20歳の時、僕は地元守口のとある各駅停車駅前の喫茶店でアルバイトをしていて、
コーヒーをドリップしながら、イカスパゲティを作りながら、山のように溜まった洗い物をしながら、常連さんとバカ話をしながら、有線から流れる洋楽ヒットを聴きながら、
ほとんどの時間を過ごしていた。
大学受験2浪目に入り、いつまでもこのままの生活じゃいけない、やっぱり本腰入れて勉強して、せめて大学には入っておこうと考え出した頃。
まだ何者になるか全く想像も及びつかなかった頃。
***
学園祭でアンルイスのライブ会場の隣を救急車のサイレンを鳴らして運ばれたこと(焼き鳥であたった食中毒)
その後30年間、特に大病とも無縁だったのが、2回も手術を伴う入院をしたこと
1回は父親も患った尿路結石だったこと
それまで全く無縁のコンピュータソフトウェア会社に就職したこと
35年間、同じ会社で定年間際まで勤めたこと
60過ぎても働いていること
まだまだ数年は働かないといけないかも大学卒業後すぐに大阪を離れて、ずっと東京近辺で生活していること
なんなら、普段は関西弁を封印して標準語で話していること!
子供の頃からの賃貸生活から、自分の家(一軒家)を持てたこと
一時はプロも考えた音楽活動は60になるまで形を変えて、一生の趣味として続けていること
1度目の結婚は数年で破綻したが、再婚して2人の子供を授かったこと
自分が父親になったなんて!その子供たちも成人したこと
ちゃんと普通の家庭で普通の暮らしをしていること
これは子供の頃の一番大事な目標だった結局、酒は飲めないままだったがそれはそれで捨てたものもあるけど、得たものもあったこと
父と母を続けて見送り、予想よりは早く身寄りが無くなったこと
幸いにも大きな借金もないけど、貯金もあまり出来なかったこと
コンピューターが形を変えて1人1台いつも持ち歩くようになったこと(スマートフォン)
いつでも誰とでも気軽に連絡がとれるようになったこと
テレビ電話(Web会議)は実現したこと
そのくせ、いまだに朝の電車は混んでいて、40年前と同じことを人間はしていること
テレビそのものは無くなったこと
(これはまだだったか。

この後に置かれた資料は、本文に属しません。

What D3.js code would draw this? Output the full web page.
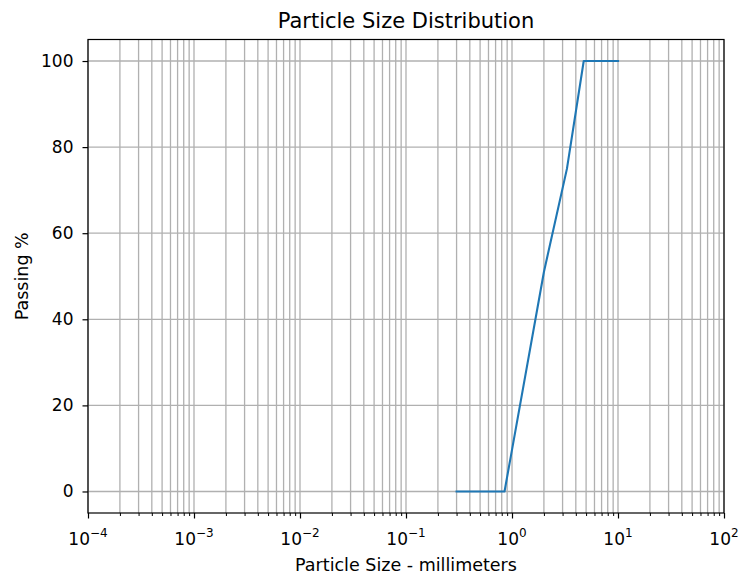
<!DOCTYPE html>
<html>
<head>
<meta charset="utf-8">
<script src="https://cdn.jsdelivr.net/npm/d3@7"></script>
<style>
  body { margin: 0; background: #fff; }
  svg { font-family: "DejaVu Sans", sans-serif; }
</style>
</head>
<body>
<div id="app"></div>
<script>
// ---------- Data ----------
const sizesMm = [0.3, 0.85, 2.0, 3.3, 4.75, 10];
const passingPct = [0, 0, 51, 75, 100, 100];
const yTickValues = [0, 20, 40, 60, 80, 100];
const xTickExponents = [-4, -3, -2, -1, 0, 1, 2];

// ---------- Layout ----------
const WIDTH = 739, HEIGHT = 576;
const LEFT = 88, RIGHT = 724, TOP = 39.5, BOTTOM = 513;
const GRID_COLOR = "#b0b0b0";

const svg = d3.select("#app").append("svg")
    .attr("width", WIDTH)
    .attr("height", HEIGHT);

const x = d3.scaleLog().domain([1e-4, 1e2]).range([LEFT, RIGHT]);
const y = d3.scaleLinear().domain([-5, 105]).range([BOTTOM, TOP]);

const majorX = xTickExponents.map(e => Math.pow(10, e));
const minorX = x.ticks().filter(v => !majorX.some(m => Math.abs(m - v) / m < 1e-9));

// ---------- Grid ----------
const grid = svg.append("g").attr("class", "grid")
    .attr("stroke", GRID_COLOR).attr("stroke-width", 1.3);

grid.selectAll("line.vx")
    .data(majorX.concat(minorX))
    .join("line")
    .attr("class", "vx")
    .attr("x1", d => x(d)).attr("x2", d => x(d))
    .attr("y1", TOP).attr("y2", BOTTOM);

grid.selectAll("line.hy")
    .data(yTickValues)
    .join("line")
    .attr("class", "hy")
    .attr("x1", LEFT).attr("x2", RIGHT)
    .attr("y1", d => y(d)).attr("y2", d => y(d));

// ---------- Line ----------
const points = sizesMm.map((s, i) => [s, passingPct[i]]);
svg.append("path")
    .datum(points)
    .attr("fill", "none")
    .attr("stroke", "#1f77b4")
    .attr("stroke-width", 2.1)
    .attr("stroke-linecap", "square")
    .attr("stroke-linejoin", "round")
    .attr("d", d3.line().x(d => x(d[0])).y(d => y(d[1])));

// ---------- Axes ----------
const xAxis = svg.append("g")
    .attr("transform", `translate(0,${BOTTOM})`)
    .call(d3.axisBottom(x).tickValues(majorX).tickSize(5.5).tickFormat(() => ""));
xAxis.select(".domain").remove();
xAxis.selectAll(".tick line").attr("stroke", "#000").attr("stroke-width", 1.2);

const xMinor = svg.append("g")
    .attr("transform", `translate(0,${BOTTOM})`)
    .call(d3.axisBottom(x).tickValues(minorX).tickSize(3).tickFormat(() => ""));
xMinor.select(".domain").remove();
xMinor.selectAll(".tick line").attr("stroke", "#000").attr("stroke-width", 1);

// x tick labels as 10 with superscript exponent
const xLabels = svg.append("g");
xTickExponents.forEach(e => {
    const t = xLabels.append("text")
        .attr("x", x(Math.pow(10, e)))
        .attr("y", 545)
        .attr("text-anchor", "middle")
        .attr("font-size", 17)
        .attr("fill", "#000");
    t.append("tspan").text("10");
    t.append("tspan")
        .attr("dy", -8)
        .attr("font-size", 12)
        .text(e < 0 ? "\u2212" + Math.abs(e) : String(e));
});

const yAxis = svg.append("g")
    .attr("transform", `translate(${LEFT},0)`)
    .call(d3.axisLeft(y).tickValues(yTickValues).tickSize(5.5).tickPadding(9));
yAxis.select(".domain").remove();
yAxis.selectAll(".tick line").attr("stroke", "#000").attr("stroke-width", 1.2);
yAxis.selectAll(".tick text")
    .attr("font-size", 17)
    .attr("font-family", "DejaVu Sans")
    .attr("fill", "#000");

// spines
svg.append("rect")
    .attr("x", LEFT).attr("y", TOP)
    .attr("width", RIGHT - LEFT).attr("height", BOTTOM - TOP)
    .attr("fill", "none")
    .attr("stroke", "#000")
    .attr("stroke-width", 1.2);

// ---------- Labels ----------
svg.append("text")
    .attr("x", (LEFT + RIGHT) / 2)
    .attr("y", 28)
    .attr("text-anchor", "middle")
    .attr("font-size", 21)
    .text("Particle Size Distribution");

svg.append("text")
    .attr("x", (LEFT + RIGHT) / 2)
    .attr("y", 571)
    .attr("text-anchor", "middle")
    .attr("font-size", 17.5)
    .text("Particle Size - millimeters");

svg.append("text")
    .attr("transform", `translate(28,${(TOP + BOTTOM) / 2}) rotate(-90)`)
    .attr("text-anchor", "middle")
    .attr("font-size", 17.5)
    .text("Passing %");
</script>
</body>
</html>
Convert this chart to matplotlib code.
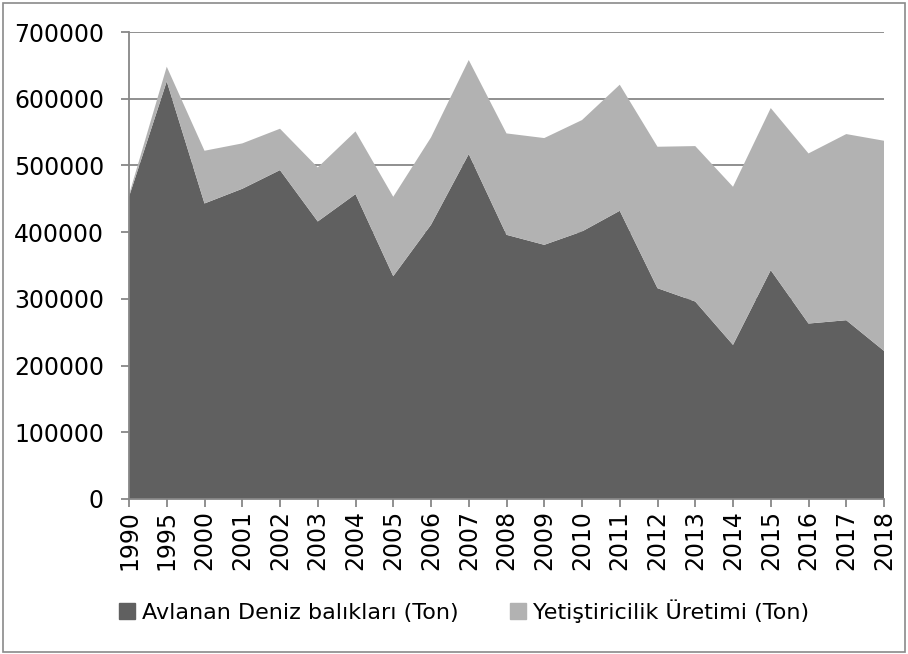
import matplotlib
matplotlib.use("Agg")
import matplotlib.pyplot as plt
from matplotlib.patches import Rectangle, Patch
import numpy as np

years = ["1990", "1995", "2000", "2001", "2002", "2003", "2004", "2005", "2006", "2007",
         "2008", "2009", "2010", "2011", "2012", "2013", "2014", "2015", "2016", "2017", "2018"]
avlanan = [453000, 626000, 443000, 465000, 493000, 416000, 457000, 334000, 411000, 517000,
           396000, 381000, 401000, 432000, 316000, 296000, 231000, 343000, 263000, 268000, 222000]
toplam = [456000, 648000, 522000, 533000, 555000, 497000, 551000, 453000, 542000, 658000,
          548000, 541000, 568000, 621000, 528000, 529000, 468000, 586000, 518000, 547000, 537000]
yetistiricilik = [t - a for t, a in zip(toplam, avlanan)]
labels = ["Avlanan Deniz balıkları (Ton)", "Yetiştiricilik Üretimi (Ton)"]

DARK, LIGHT, GRID = "#606060", "#b2b2b2", "#878787"
plt.rcParams["font.family"] = ["DejaVu Sans"]

fig = plt.figure(figsize=(9.08, 6.54), dpi=100)
ax = fig.add_axes([129 / 908, 155 / 654, 755 / 908, 467 / 654])

x = np.arange(len(years))
ax.stackplot(x, avlanan, yetistiricilik, colors=[DARK, LIGHT], linewidth=0, zorder=2)

ax.set_xlim(0, len(years) - 1)
ax.set_ylim(0, 700000)
ax.set_yticks(np.arange(0, 700001, 100000))
ax.set_yticklabels([str(v) for v in range(0, 700001, 100000)])
ax.set_xticks(x)
ax.set_xticklabels(years, rotation=90)
ax.grid(axis="y", color=GRID, lw=1.3, zorder=1)
ax.set_axisbelow(True)
for s in ["top", "right"]:
    ax.spines[s].set_visible(False)
for s in ["left", "bottom"]:
    ax.spines[s].set_color(GRID)
    ax.spines[s].set_linewidth(1.3)
    ax.spines[s].set_zorder(3)
ax.tick_params(colors=GRID, labelcolor="black", labelsize=17, length=6, width=1.3)
ax.tick_params(axis="y", pad=12)
ax.tick_params(axis="x", pad=2)

handles = [Patch(color=DARK), Patch(color=LIGHT)]
fig.legend(handles, labels, loc="center", bbox_to_anchor=(0.511, 0.066), ncol=2,
           frameon=False, fontsize=16, handlelength=0.75, handleheight=0.75,
           handletextpad=0.3, columnspacing=2.3)

fig.patches.append(Rectangle((3 / 908, 2 / 654), 902 / 908, 649 / 654, transform=fig.transFigure,
                             fill=False, ec="#8a8a8a", lw=1.2))

fig.savefig("out.png", dpi=100)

。)吉野家の牛丼がまだワンコインで食べられること
ネクタイなんてしなくてよくなったこと
本屋がどんどん潰れてしまったこと
仕事で海外に毎年何度も行けるようになっていること
30歳になっても、40歳になっても、50歳になっても、60歳になっても、中身はほとんど変わらないってこと!
***
20歳の頃の自分に言ってあげたい。
心配しなくても、ちゃんと独り立ちして、親を看取って、一軒家に住んで、子供を育て上げて、普通の暮らしをして、好きな音楽を続けていて。
お前の人生もなかなか捨てたもんじゃないぞって。